Project success is a business management responsibility and project management is more than the work of a project manager: the project sponsor plays a key role, whatever their job title. As the owner of the business case, the project sponsor or project executive has the responsibility for communicating the aims of the project, staying in touch with the changing environment and ultimately using their leadership skills to realize the benefits that the project has set out to achieve. The project sponsor gives strategic direction to the project manager and empowers them to deliver the agreed result. However, as a busy business manager, balancing the role of project executive with other management responsibilities, the project sponsor wants more control for less effort. The four proven principles in Successful Project Sponsorship help them to achieve precisely that.

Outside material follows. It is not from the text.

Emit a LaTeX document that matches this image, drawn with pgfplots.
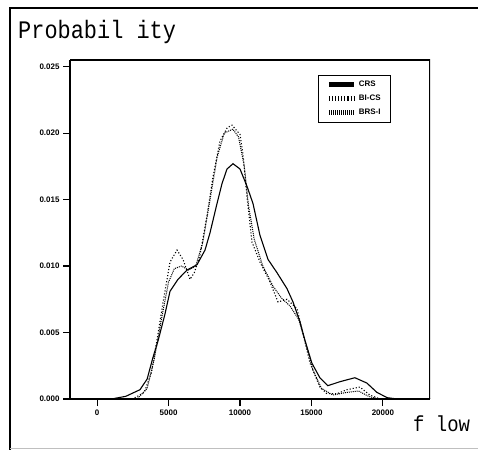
\documentclass[border=0pt]{standalone}
\usepackage{fontspec}
\setmainfont{Liberation Sans}
\newfontfamily\mono{Liberation Mono}
\usepackage{pgfplots}
\pgfplotsset{compat=1.18}
\begin{document}
\begin{tikzpicture}
\useasboundingbox (0,0) rectangle (478bp,450bp);
\fill[white] (0,0) rectangle (478bp,450bp);
\draw[line width=1.2bp] (10bp,0) -- (10bp,442bp) -- (478bp,442bp);
\draw[gray!50, line width=0.8bp] (10bp,2bp) -- (478bp,2bp);
\node[anchor=west, font=\mono\fontsize{22}{24}\selectfont, inner sep=0pt, yscale=1.15] at (18bp,418bp) {Probabil ity};
\node[anchor=west, font=\mono\fontsize{19}{21}\selectfont, inner sep=0pt, yscale=1.15] at (413bp,26bp) {f low};
\begin{axis}[
  at={(70bp,51bp)}, anchor=south west,
  scale only axis, width=360bp, height=339bp,
  xmin=-1900, xmax=23300, ymin=0, ymax=0.0255,
  xtick={0,5000,10000,15000,20000},
  ytick={0,0.005,0.010,0.015,0.020,0.025},
  yticklabel style={/pgf/number format/.cd, fixed, fixed zerofill, precision=3},
  xticklabel style={/pgf/number format/.cd, fixed, 1000 sep={}},
  scaled ticks=false,
  /pgf/number format/assume math mode=true,
  tick label style={font=\fontsize{8}{9}\selectfont\bfseries},
  tick align=outside, major tick length=7bp,
  tick style={line width=1.2bp, black},
  axis line style={line width=1.8bp},
  axis x line*=bottom, axis y line*=left,
  legend style={at={(0.689,0.956)}, anchor=north west, draw=black, line width=0.8bp,
    font=\fontsize{8}{9}\selectfont\bfseries, inner xsep=8pt, inner ysep=4pt, row sep=3pt},
  legend cell align=left,
  legend image code/.code={\draw[#1, line width=5bp] (0cm,0cm) -- (0.9cm,0cm);},
]
\draw[line width=1.5bp] (rel axis cs:0,1) -- (rel axis cs:1,1) -- (rel axis cs:1,0);
\addplot[black, line width=1.1bp] coordinates {
(-1900,0) (1000,0) (2000,0.0002) (3000,0.0007) (3500,0.0015) (3900,0.0031) (4270,0.0044)
(4750,0.0064) (5100,0.0081) (5660,0.0090) (6290,0.0097) (6990,0.0101) (7550,0.0112)
(7900,0.0125) (8390,0.0147) (8740,0.0162) (9090,0.0173) (9510,0.0177) (10000,0.0173)
(10490,0.0160) (10910,0.0147) (11400,0.0123) (11960,0.0105) (12590,0.0095) (13290,0.0083)
(13710,0.0073) (14200,0.0058) (14550,0.0044) (15030,0.0027) (15590,0.0016) (16150,0.0010)
(16990,0.0013) (18040,0.0016) (18880,0.0012) (19580,0.0005) (20300,0.0001) (21000,0) (23300,0)};
\addlegendentry{CRS}
\addplot[black, line width=1.1bp, dotted] coordinates {
(-1900,0) (2500,0) (3300,0.0005) (3800,0.0020) (4200,0.0045) (4620,0.0073) (5100,0.0103)
(5590,0.0112) (6010,0.0105) (6500,0.0090) (6800,0.0095) (7200,0.0108) (7690,0.0138)
(8110,0.0167) (8600,0.0194) (9100,0.0204) (9440,0.0206) (10000,0.0199) (10210,0.0184)
(10490,0.0152) (10840,0.0118) (11400,0.0103) (12100,0.0088) (12660,0.0073) (13290,0.0075)
(13990,0.0068) (14410,0.0049) (14900,0.0027) (15590,0.0009) (16080,0.0004) (16800,0.0004)
(17480,0.0007) (18390,0.0009) (19090,0.0003) (19800,0) (23300,0)};
\addlegendentry{BI-CS}
\addplot[black, line width=1.0bp, densely dotted] coordinates {
(-1900,0) (2800,0) (3500,0.0008) (4000,0.0030) (4500,0.0060) (5000,0.0088) (5400,0.0098)
(5900,0.0100) (6400,0.0097) (6900,0.0100) (7400,0.0118) (7900,0.0150) (8400,0.0182)
(8900,0.0200) (9500,0.0203) (9900,0.0197) (10300,0.0175) (10600,0.0145) (11000,0.0120)
(11600,0.0100) (12300,0.0085) (12900,0.0076) (13500,0.0070) (14100,0.0060) (14600,0.0042)
(15100,0.0022) (15700,0.0008) (16500,0.0003) (17500,0.0005) (18300,0.0006) (19000,0.0002)
(19700,0) (23300,0)};
\addlegendentry{BRS-I}
\end{axis}
\end{tikzpicture}
\end{document}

This book leads the reader to success through the powerful and proven four principles of successful project sponsorship. These principles are all focused on giving strategic direction to projects effectively and efficiently. Instead of going into depth on project management theory and methodologies, this book answers the practical questions project sponsors have to tackle and provides targeted solutions to real-life issues, such as: How do I create a successful strategy? How do I keep a project under control when the requirements are changing? What can I do to keep the project on budget? How do I recognize a good project manager - and how do I deal with an out-of-control one? The final part of the book gives tried-and-tested practical guidance on how to improve project sponsorship knowledge within your organization.
Written clearly and concisely for the busy executive, in line with the PMI's Lexicon of Project Management Terms and with special tips for Prince2 environments and agile projects, this highly practical guide is the essential toolkit all business managers need to make a success of their project sponsor role.
An engaging read. It was not patronising but supportive; thought provoking and positively reactive. For those who admit that they might need to brush up on their project sponsorship skills it could be a little goldmine. Even project managers could benefit from seeing things from a slightly different perspective too.